**Stored data**
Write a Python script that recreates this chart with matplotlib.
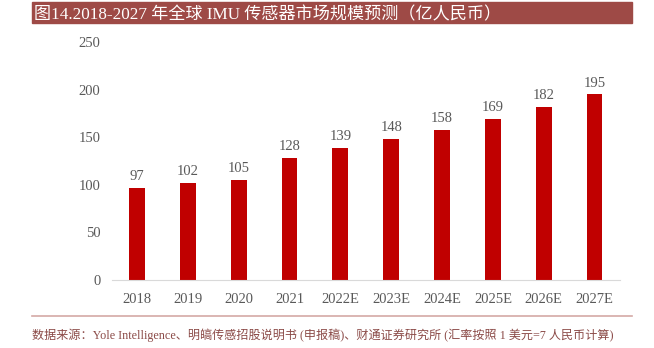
import matplotlib
matplotlib.use('Agg')
import matplotlib.pyplot as plt
from matplotlib.patches import Rectangle
from matplotlib.lines import Line2D

years = ['2018', '2019', '2020', '2021', '2022E', '2023E', '2024E', '2025E', '2026E', '2027E']
market = [97, 102, 105, 128, 139, 148, 158, 169, 182, 195]
yticks = [0, 50, 100, 150, 200, 250]

title = '图14.2018-2027 年全球 IMU 传感器市场规模预测（亿人民币）'
source = '数据来源：Yole Intelligence、明皜传感招股说明书 (申报稿)、财通证券研究所 (汇率按照 1 美元=7 人民币计算)'

fonts = ['Liberation Serif', 'Noto Sans CJK SC', 'DejaVu Sans']
plt.rcParams['font.family'] = fonts
grey = '#595959'

fig = plt.figure(figsize=(6.54, 3.48), dpi=100)
ax = fig.add_axes([0.1706, 0.1954, 0.7774, 0.6836])

x = range(len(years))
bars = ax.bar(x, market, width=0.31, color='#C00000')
for xi, v in zip(x, market):
    ax.text(xi, v + 5, str(v), ha='center', va='bottom', fontsize=10.5, color=grey)

ax.set_xlim(-0.5, len(years) - 0.5)
ax.set_ylim(0, 250)
ax.set_yticks(yticks)
ax.set_xticks(list(x))
ax.set_xticklabels(years)
ax.tick_params(axis='both', length=0, labelsize=10.5, colors=grey)
ax.tick_params(axis='y', pad=8)
ax.tick_params(axis='x', pad=9)
for s in ['top', 'right', 'left']:
    ax.spines[s].set_visible(False)
ax.spines['bottom'].set_color('#D9D9D9')

# title bar
fig.patches.append(Rectangle((32 / 654, 1 - 23 / 348), 600 / 654, 21 / 348,
                             transform=fig.transFigure, color='#9E4A46', zorder=0))
fig.text(34 / 654, 1 - 13 / 348, title, color='white', fontsize=12.3, va='center_baseline', ha='left')

# footer
fig.lines.append(Line2D([32 / 654, 632 / 654], [1 - 316 / 348] * 2, transform=fig.transFigure,
                        color='#D4A9A6', lw=1.2))
fig.text(32 / 654, 1 - 334 / 348, source, color='#8B4A47', fontsize=8.7, va='center_baseline', ha='left')

fig.savefig('out.png', dpi=100)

**Task instructions**
Set down again, exactly, the lines of the material above from its first line to the one with "source = '数据来源：Yole", inclusive. Leave the pictures out.

**Correct result**
Write a Python script that recreates this chart with matplotlib.
import matplotlib
matplotlib.use('Agg')
import matplotlib.pyplot as plt
from matplotlib.patches import Rectangle
from matplotlib.lines import Line2D

years = ['2018', '2019', '2020', '2021', '2022E', '2023E', '2024E', '2025E', '2026E', '2027E']
market = [97, 102, 105, 128, 139, 148, 158, 169, 182, 195]
yticks = [0, 50, 100, 150, 200, 250]

title = '图14.2018-2027 年全球 IMU 传感器市场规模预测（亿人民币）'
source = '数据来源：Yole Intelligence、明皜传感招股说明书 (申报稿)、财通证券研究所 (汇率按照 1 美元=7 人民币计算)'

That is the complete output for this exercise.